A informação sobre a prisão foi dada pela Polícia Federal só na sexta e hoje a história também vem como matéria auxiliar na Folha, abaixo de uma daquelas pra mostrar pluralismo, que até chamada de capa recebeu anunciando a denúncia contra o ministro da Justiça, Alexandre de Moraes, acusado de receber R$ 4 milhões de firma investigada. A ver por quanto tempo o caso merecerá destaque como o de hoje, na primeira página, junto com a manchete em que o presidente da Câmara dos Deputados, Rodrigo “Maia lança ultimato por mudança na repatriação” neste País onde, mesmo diferentes nas manchetes, com exclusividade e tudo, os grande jornais quase sempre concordam entre si em todas as páginas, inclusive nos editoriais.
Se o editorial principal do Globo de hoje, em cima, reforça a manchete do jornal pregando “tratamento de choque para a crise fiscal fluminense”, o de baixo afirma “o equívoco da proibição de doações de empresas na eleição”, em tabela perfeita com a opinião da Folha exposta uma semana atrás, no mesmo dia, sábado. A Folha relacionou a redução das verbas aos candidatos com o aumento da violência na campanha eleitoral, depois de destacar a morte ao vivo, em foto enorme na primeira página. O Globo, hoje, diz que a proibição ao financiamento privado nas eleições deste ano “estimulou o aperfeiçoamento de mecanismos de burla à fiscalização da Justiça Eleitoral”, e assim os dois jornais dão-se as mãos na luta pela volta da maior veia de corrupção da América Latina, que ajudou a formar o Congresso atual, esse mesmo que manchou a história, infelizmente, sob a batuta de Eduardo Cunha.

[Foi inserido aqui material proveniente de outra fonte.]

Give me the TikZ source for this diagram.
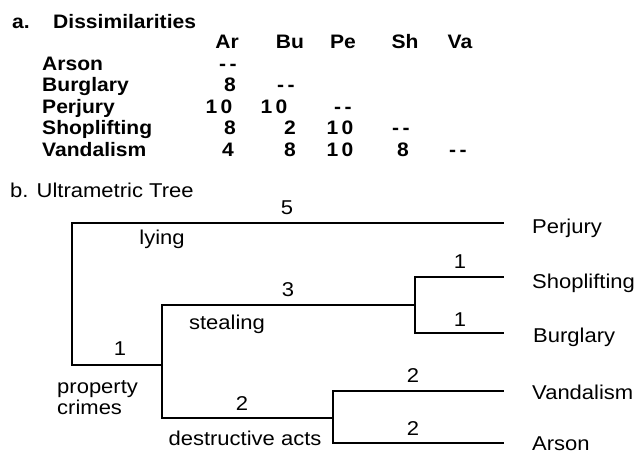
\documentclass[tikz,border=0pt]{standalone}
\usepackage{fontspec}
\setmainfont{Liberation Sans}
\begin{document}
\begin{tikzpicture}[x=1pt,y=-1pt,
  tb/.style={inner sep=0pt,font=\fontsize{19.5}{21}\selectfont\bfseries,xscale=1.08},
  lbl/.style={tb,anchor=mid west},
  val/.style={tb,anchor=mid},
  tt/.style={inner sep=0pt,font=\fontsize{20}{22}\selectfont,xscale=1.1},
  tl/.style={tt,anchor=mid},
  br/.style={line width=2.6pt,line cap=rect}]
\useasboundingbox (0,0) rectangle (638,455);
% ---- part a
\node[lbl] (ta) at (12,26) {a.};
\node[lbl] (tdis) at (53,26) {Dissimilarities};
\node[val] (hAr) at (227,46) {Ar};
\node[val] (hBu) at (290,46) {Bu};
\node[val] (hPe) at (343,46) {Pe};
\node[val] (hSh) at (405,46) {Sh};
\node[val] (hVa) at (460,46) {Va};
\node[lbl] (rAr) at (42,68) {Arson};
\node[lbl] (rBu) at (42,89) {Burglary};
\node[lbl] (rPe) at (42,111) {Perjury};
\node[lbl] (rSh) at (42,132) {Shoplifting};
\node[lbl] (rVa) at (42,154) {Vandalism};
\node[val] (v11) at (228,68) {-\,-};
\node[val] (v21) at (230,89) {8};
\node[val] (v22) at (286,89) {-\,-};
\node[val] (v31) at (219,111) {1\,0};
\node[val] (v32) at (274,111) {1\,0};
\node[val] (v33) at (343,111) {-\,-};
\node[val] (v41) at (230,132) {8};
\node[val] (v42) at (290,132) {2};
\node[val] (v43) at (340,132) {1\,0};
\node[val] (v44) at (401,132) {-\,-};
\node[val] (v51) at (228,154) {4};
\node[val] (v52) at (290,154) {8};
\node[val] (v53) at (340,154) {1\,0};
\node[val] (v54) at (403,154) {8};
\node[val] (v55) at (458,154) {-\,-};
% ---- part b
\node[tt,anchor=mid west] (tb) at (10,195) {b. Ultrametric Tree};
% junction coordinates
\coordinate (rt) at (72,223);
\coordinate (rb) at (72,365);
\coordinate (n1) at (162,365);
\coordinate (n1t) at (162,305);
\coordinate (n1b) at (162,418);
\coordinate (n2) at (415,305);
\coordinate (n2t) at (415,277);
\coordinate (n2b) at (415,333);
\coordinate (n3) at (333,418);
\coordinate (n3t) at (333,391);
\coordinate (n3b) at (333,443);
\coordinate (ePe) at (503,223);
\coordinate (eSh) at (503,277);
\coordinate (eBu) at (503,333);
\coordinate (eVa) at (503,391);
\coordinate (eAr) at (503,443);
% leaves
\node[tt,anchor=mid west] (lPe) at (532,231) {Perjury};
\node[tt,anchor=mid west] (lSh) at (532,286) {Shoplifting};
\node[tt,anchor=mid west] (lBu) at (533,340) {Burglary};
\node[tt,anchor=mid west] (lVa) at (532,397) {Vandalism};
\node[tt,anchor=mid west] (lAr) at (532,448) {Arson};
% branches
\draw[br] (ePe) -- (rt) -- (rb) -- (n1);
\draw[br] (n1t) -- (n1b);
\draw[br] (n1t) -- (n2);
\draw[br] (eSh) -- (n2t) -- (n2b) -- (eBu);
\draw[br] (n1b) -- (n3);
\draw[br] (eVa) -- (n3t) -- (n3b) -- (eAr);
% edge labels
\node[tl] (w5) at (287,212) {5};
\node[tl] (lying) at (162,242) {lying};
\node[tl] (w1) at (120,353) {1};
\node[tt,anchor=mid west] (pc1) at (57,391) {property};
\node[tt,anchor=mid west] (pc2) at (57,412) {crimes};
\node[tl] (w3) at (288,294) {3};
\node[tl] (steal) at (227,327) {stealing};
\node[tl] (w2) at (242,408) {2};
\node[tl] (destr) at (245,443) {destructive acts};
\node[tl] (w1a) at (460,266) {1};
\node[tl] (w1b) at (460,324) {1};
\node[tl] (w2a) at (413,380) {2};
\node[tl] (w2b) at (413,433) {2};
\end{tikzpicture}
\end{document}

Globo e Folha também compartilham uma foto da capa hoje, do presidente da Colômbia, Juan Manuel Santos, com as mãos na mesma posição de reza, nos dois jornais, ele que foi agraciado com o Nobel da Paz. Premiado por seus esforços pelo fim do confronto de 52 anos em território colombiano contra as Farc, apesar da derrota do acordo com o grupo guerrilheiro no plebiscito do domingo, Juan Manuel Santos aparece na Folha embaixo de mais uma foto de destroços provocados pelo furacão Matthew, que matou 877 pessoas no Haiti. No Globo, vem embaixo da lagoa tomada pela espuma, fenômeno que, segundo o texto-legenda da foto que não é esta aí em cima, do mesmo autor, “para especialistas pode ter sido causado por esgoto”, enquanto a Secretaria de Meio Ambiente, no mesmo texto-legenda, afirma que não se trata de poluição, que “o efeito foi provocado por algas”. E se o jornal carioca aproveita o título da foto pra alfinetar São Paulo com as mazelas da própria cidade maravilhosa, o Estadão publica uma foto apenas na capa, além das imagens relacionadas à manchete. Trata-se da reinauguração do tradicional hotel Ca’d’Oro, na Rua Augusta, “sinônimo de charme”, segundo a legenda da foto de Tiago Queiroz. Em tempos de esperado aumento na eternamente gritante desigualdade social brasileira, que vinha sendo reduzida nesses 13 anos de governo do PT, a imagem mostra parte do luxuoso saguão do hotel tendo à frente o funcionário engalanado com a típica farda de funcionário de recepção, colorida, chamativa, pronta pra servir. O funcionário é negro e empurra o carrinho dourado das malas de cabeça baixa, como quem conhece o seu lugar.